Fr Alessandro Valignano who was the Visitor of the Missions noted the practical measures undertaken by the Father of Novices for the conversion of heathens & education of new converts. He wrote, “As regards to the first duty, i.e conversion of unbelievers, in these parts of India do not commonly occur as a result of sermons & doctrine, but is effected by other ‘just’ means such as

  • Obstructing Idolatrous practices & meting them just punishment
  • Refusing them favours which can be justly refused & offering them to those who are newly converted.
  • Honouring, assisting and protecting the latter in order that others might thereby get converted.”

These means were approved by the Concilio Provincial in Goa. The Father of Novices were expected to be trained in each of these measures and expected to put them to use, because experience suggested that these led to conversions.

Of course, the new converts, probably had no understanding of the new faith, nor the piety. So, many of these new converts were sitting ducks for the Inquisition Tribunal. They were bound to do something that was heretical. Merely out of habit, following a practice from their earlier Hindu religion would be good enough to get them imprisoned or even burnt at stake.

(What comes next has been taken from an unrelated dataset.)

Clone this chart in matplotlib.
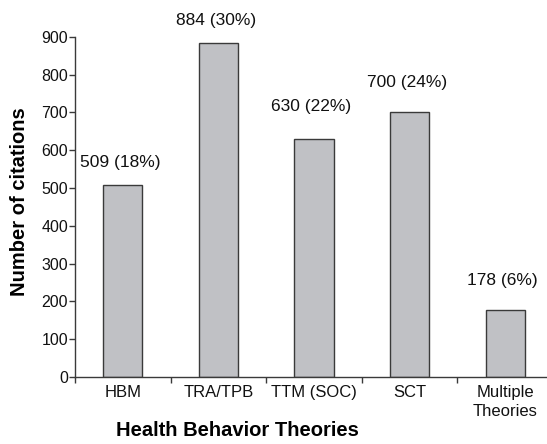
import numpy as np
import matplotlib
matplotlib.use('Agg')
import matplotlib.pyplot as plt

plt.rcParams['font.family'] = ['Liberation Sans', 'DejaVu Sans']

# data
theories = ['HBM', 'TRA/TPB', 'TTM (SOC)', 'SCT', 'Multiple\nTheories']
citations = [509, 884, 630, 700, 178]
percents = [18, 30, 22, 24, 6]

# vertical offset (points) of each value label above its bar
label_gap = [16, 16, 23, 21.5, 21]

fig = plt.figure(figsize=(5.47, 4.44), dpi=100)
ax = fig.add_axes([0.137, 0.151, 0.874, 0.766])

x = np.arange(len(theories))
ax.bar(x, citations, width=0.41, color='#c0c1c5', edgecolor='#3a3a3a', linewidth=1.0)

for xi, c, p, gap in zip(x, citations, percents, label_gap):
    ax.annotate(f'{c} ({p}%)', (xi, c), xytext=(-2, gap), textcoords='offset points',
                ha='center', va='center', fontsize=12.5, color='#111111')

ax.set_xlim(-0.5, len(theories) - 0.5)
ax.set_ylim(0, 900)
ax.set_yticks(np.arange(0, 901, 100))

# category labels at the centres, tick marks between categories
ax.set_xticks(x)
ax.set_xticklabels(theories, fontsize=12, color='#111111', linespacing=1.3)
ax.tick_params(axis='x', which='major', length=0, pad=6)
ax.set_xticks(np.arange(-0.5, len(theories) - 0.5, 1.0), minor=True)
ax.tick_params(axis='x', which='minor', length=4, width=1.0, color='#3a3a3a', direction='out')
ax.tick_params(axis='y', length=4, width=1.0, color='#3a3a3a', labelsize=11.5,
               labelcolor='#111111', pad=1)

for side in ['top', 'right']:
    ax.spines[side].set_visible(False)
for side in ['left', 'bottom']:
    ax.spines[side].set_color('#3a3a3a')
    ax.spines[side].set_linewidth(1.0)

ax.set_xlabel('Health Behavior Theories', fontsize=14.5, fontweight='bold', va='center')
ax.xaxis.set_label_coords(0.339, -0.156)
ax.set_ylabel('Number of citations', fontsize=14.5, fontweight='bold', va='center')
ax.yaxis.set_label_coords(-0.117, 0.515)

fig.savefig('out.png', dpi=100)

We will end this chapter, with an example of the cruelty suffered by an Indian convert family as per the code of Inquisition. This is recorded by Filipe Nery Xavier in his periodical “Gabinete Literatorio”. In 1840, in the district of Bassein was discovered a part of a flat stone that was raised in 1786 on the site of a house that was ordered to be razed to the ground as per the Inquisition. The Inscription on the stone was as follows:

They, being dogmatists of the said sect, practiced rites and ceremonies with the participation of many other persons, and for this they were condemned by the Holy Office and being delivered to secular justice burnt in the Auto de Fe celebrated on Dec 30 1747. It was ordered that their houses should be demolished and ploughed with salt and this stone erected in detestation of the said crimes.

The entire family staying in that house was burnt on stake on Dec 30 1747. This is just one instance. There were many many more.